Principal Investigators (PIs) must comply with the following when purchasing with federal grant funds. Given these requirements, and the multiple steps required in Workday for purchasing equipment, we strongly encourage PIs to work closely with the Grants Office well in advance of any deadlines for purchasing items of $5,000 or more per unit.
- Follow Vassar College's relevant purchasing policies and procedures.
- Purchases must be necessary, not duplicative, and of direct benefit to the federal grant.
- Where appropriate, an analysis of lease and purchase options should be performed to determine the most economical and practical procurement.
- The assessment and selection of specific purchases must ensure open competition, objective contractor performance, and elimination of unfair competitive advantage.
- PIs must have disclosed any potential Conflicts of Interests and may not participate in the selection, award, or administration of a contract supported by federal funds if a real or apparent conflict exists.
- To the extent possible, purchases should be made using minority businesses, women's business enterprises, and labor surplus area firms.
- Transactions must be supported by original, detailed, and unduplicated documentation.
- Purchases must remain in aggregate and cannot be separated into multiple increments in order to bypass procurement threshold requirements.

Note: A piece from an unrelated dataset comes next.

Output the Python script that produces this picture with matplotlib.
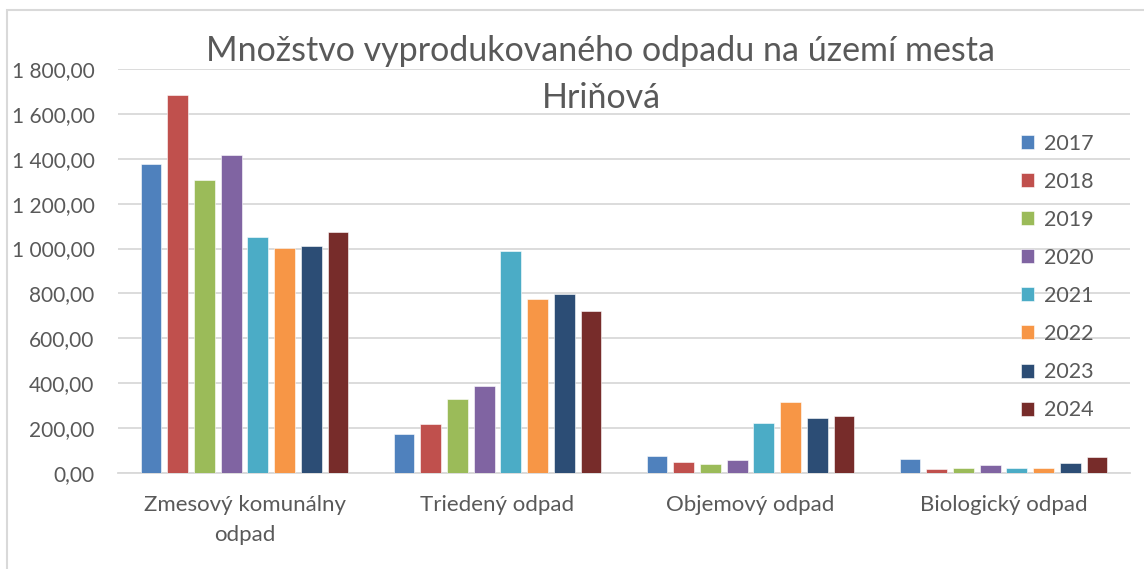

Purchases and commitments that are not in compliance with these federal requirements will need to be returned, cancelled or paid for with department funds or other non-federal sources.
Federal methods of procurement:
- Micro-purchases (<$10,000 in aggregate)
- To the extent practicable, micro-purchases must be distributed in an equitable and reasonable manner to ensure fair and competitive pricing.
- Small purchases ($10,000 up to $250,000 Simplified Acquisition Threshold)
- Price or rate quotations must be obtained in written format (which may include vendor price lists from public websites) from a minimum of two qualified vendors and included with the submission of the invoice when purchasing with funds; and
- To the extent practicable, small purchases must be distributed in an equitable and reasonable manner to ensure fair and competitive pricing.
- Competitive proposals (above $250,000 Simplified Acquisition Threshold)
- Expected cost and price analysis must be done in advance for each purchase above $250,000 (i.e. catalogued or published list price, historical or market pricing; comparison to similar purchases; and
- Requests for proposal (RFP) must be obtained from at least two qualified sources; and
- RFP, including pertinent attachments, must define the item or service specifications in order for the bidder to properly respond; and
- RFP must clearly identify all evaluation factors and their relative importance in the awarding process (i.e. pricing, timing, outcome specifications, references); and
- Selection of proposal must be documented in writing, supporting the evaluation methods written into the RFP and included with the submission of the invoice when purchasing with federal funds; and
- Contracts must be awarded to the most responsible vendor, whose proposal is most advantageous to the federal grant and the College.
Noncompetitive Proposals (Sole Source)
- PIs may conduct sole source procurement when one or more of the following circumstances apply and when they provide a thorough explanation of the circumstance(s) in advance of the purchase:
- The goods or services are available from only one source provider.
- A public exigency or emergency will not permit a delay resulting from a competitive proposal.
- The federal awarding agency or pass-through entity has expressly authorized in writing or in an approved budget that the noncompetitive proposal requirement is waived.
- Competition is deemed inadequate after a minimum of two solicitations have been unsuccessful.
- The written sole source justification must be included with the submission of the requisition when purchasing with federal funds.
- Sole source justification must explicitly identify which of the four criteria apply to the procurement method; and
- Provide information that addresses justification for sole source procurement (i.e. only one known source; uniqueness of item or service; professional expertise; geographic limitations; etc.)
Procurement, Suspension and Debarment
- The Federal Government prohibits expending federal funds on goods and/or services from any entity Suspended or Debarred from doing business with the Federal Government. Procurement of goods and/or services with federal funds from a supplier or contractor should be checked for debarment before purchasing and/or awarding a contract or subaward.
- Vassar's Grants Office is responsible for checking SAM (System for Award Management) to see if a vendor is on the government list of debarred vendors prior to the approval of purchases on federal awards.
- The SAM (System for Award Management) website must also be checked to verify that an entity or agency has not been Debarred or Suspended prior to entering into a subaward with that entity or agency with federal dollars. The Grants Office documents the Suspension and Debarment verification for vendors and subawardees by including a screen print of the Exclusions search in the file. If the entity or agency is on the list, purchases, subawards or contracts are not approved until the entity or agency is removed from the Exclusions listing.
- In addition, after a subaward is awarded, the Director of Grants Accounting must verify annually that the subrecipient is not listed on the SAM.gov website during the life of each federally funded subaward. If at any time, the SAM.gov website indicates the subrecipient has active exclusions, no invoice will be paid until the entity or agency is removed from the exclusion listing.